Are we planning to be in this home for 5 years or 20?
The more clear your goals, the more clear your kitchen remodel budget will become.
Experienced homeowners think in budget ranges
Rather than anchoring to one number, experienced remodelers think in tiers and ranges. They understand that unknowns exist, homes reveal surprises, scope shifts slightly during planning, and ALL projects have changes along the way.
Ranges allow flexibility without panic. They help clarify project objectives. They allow for the homeowner, designer, and builder to all work together to achieve the desired outcomes.
Contingency planning matters
Even well-planned remodels benefit from a contingency allowance. Not because something will go wrong - but because existing homes are never perfectly predictable. Building that cushion into your kitchen renovation budget creates stability.
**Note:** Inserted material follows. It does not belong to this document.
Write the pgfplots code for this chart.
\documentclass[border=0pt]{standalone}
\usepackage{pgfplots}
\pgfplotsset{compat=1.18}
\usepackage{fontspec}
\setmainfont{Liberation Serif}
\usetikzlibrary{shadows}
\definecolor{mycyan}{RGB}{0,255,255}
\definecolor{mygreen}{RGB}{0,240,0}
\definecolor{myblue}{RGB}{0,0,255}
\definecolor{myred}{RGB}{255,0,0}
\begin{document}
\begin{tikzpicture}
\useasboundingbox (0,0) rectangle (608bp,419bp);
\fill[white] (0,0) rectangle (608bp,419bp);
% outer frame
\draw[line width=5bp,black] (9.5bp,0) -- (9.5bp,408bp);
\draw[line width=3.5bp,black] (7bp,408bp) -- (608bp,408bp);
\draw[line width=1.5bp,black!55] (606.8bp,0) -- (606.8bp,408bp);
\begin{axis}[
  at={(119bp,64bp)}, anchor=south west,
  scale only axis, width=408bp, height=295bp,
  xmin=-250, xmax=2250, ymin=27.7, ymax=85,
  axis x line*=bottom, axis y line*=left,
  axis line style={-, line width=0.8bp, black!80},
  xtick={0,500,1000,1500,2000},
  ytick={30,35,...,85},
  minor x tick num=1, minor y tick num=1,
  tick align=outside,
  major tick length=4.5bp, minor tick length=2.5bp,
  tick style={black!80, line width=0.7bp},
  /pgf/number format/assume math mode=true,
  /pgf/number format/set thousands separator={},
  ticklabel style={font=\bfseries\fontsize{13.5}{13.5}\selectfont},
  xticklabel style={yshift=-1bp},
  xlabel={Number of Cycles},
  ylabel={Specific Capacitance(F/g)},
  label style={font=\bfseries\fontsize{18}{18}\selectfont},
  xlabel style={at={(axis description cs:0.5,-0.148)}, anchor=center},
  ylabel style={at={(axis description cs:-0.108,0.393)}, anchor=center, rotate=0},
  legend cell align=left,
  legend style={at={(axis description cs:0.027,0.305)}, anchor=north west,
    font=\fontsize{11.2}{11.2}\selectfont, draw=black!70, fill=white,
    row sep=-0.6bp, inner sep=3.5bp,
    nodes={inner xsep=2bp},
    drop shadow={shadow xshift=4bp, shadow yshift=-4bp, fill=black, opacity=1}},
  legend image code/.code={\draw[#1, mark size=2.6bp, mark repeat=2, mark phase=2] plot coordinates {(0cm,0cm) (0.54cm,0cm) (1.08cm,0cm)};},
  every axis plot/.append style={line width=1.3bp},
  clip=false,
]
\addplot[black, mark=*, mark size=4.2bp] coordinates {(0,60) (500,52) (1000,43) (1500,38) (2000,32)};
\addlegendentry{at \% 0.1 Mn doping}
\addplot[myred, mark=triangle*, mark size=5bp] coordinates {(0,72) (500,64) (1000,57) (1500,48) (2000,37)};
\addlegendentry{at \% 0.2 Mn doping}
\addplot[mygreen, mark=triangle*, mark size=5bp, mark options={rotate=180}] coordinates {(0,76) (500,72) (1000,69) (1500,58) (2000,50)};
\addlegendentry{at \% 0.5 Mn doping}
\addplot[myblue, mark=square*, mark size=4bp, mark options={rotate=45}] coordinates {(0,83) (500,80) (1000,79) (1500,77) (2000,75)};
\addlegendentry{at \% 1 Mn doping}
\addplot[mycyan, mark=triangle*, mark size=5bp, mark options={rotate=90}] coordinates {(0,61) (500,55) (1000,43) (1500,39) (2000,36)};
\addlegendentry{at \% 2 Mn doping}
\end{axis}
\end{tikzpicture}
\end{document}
Think twice before accepting a contractor’s proposal that does not include an allowance for contingencies - 3-5% of project budget is a good place to start.
When a kitchen remodel budget starts to require professional input
High-level budgeting is reasonable when you are still defining your goals, deciding between a refresh vs. a redesign, or comparing general tiers or project types. Professional input becomes necessary when you consider layout changes, believe utilities (venting, plumbing, electrical) may need to be relocated, want to make structural changes to walls, or if the home is older or has unknown conditions.
Once you know what you want to achieve, general online averages stop being useful. Real numbers require evaluation of your specific home, project scope, and the current materials and labor market. Reviewing the details of a structured kitchen remodeling service can help clarify next steps. Not to get a quote immediately - but to understand how scope translates into cost in real projects.
The Bottom Line
A reasonable budget for a kitchen remodel depends on your goals, your home's condition, and the level of change involved. Budget clarity for your project comes from understanding scope - not from chasing online averages. The earlier you align expectations with complexity, the more confident and less stressful your decisions will be.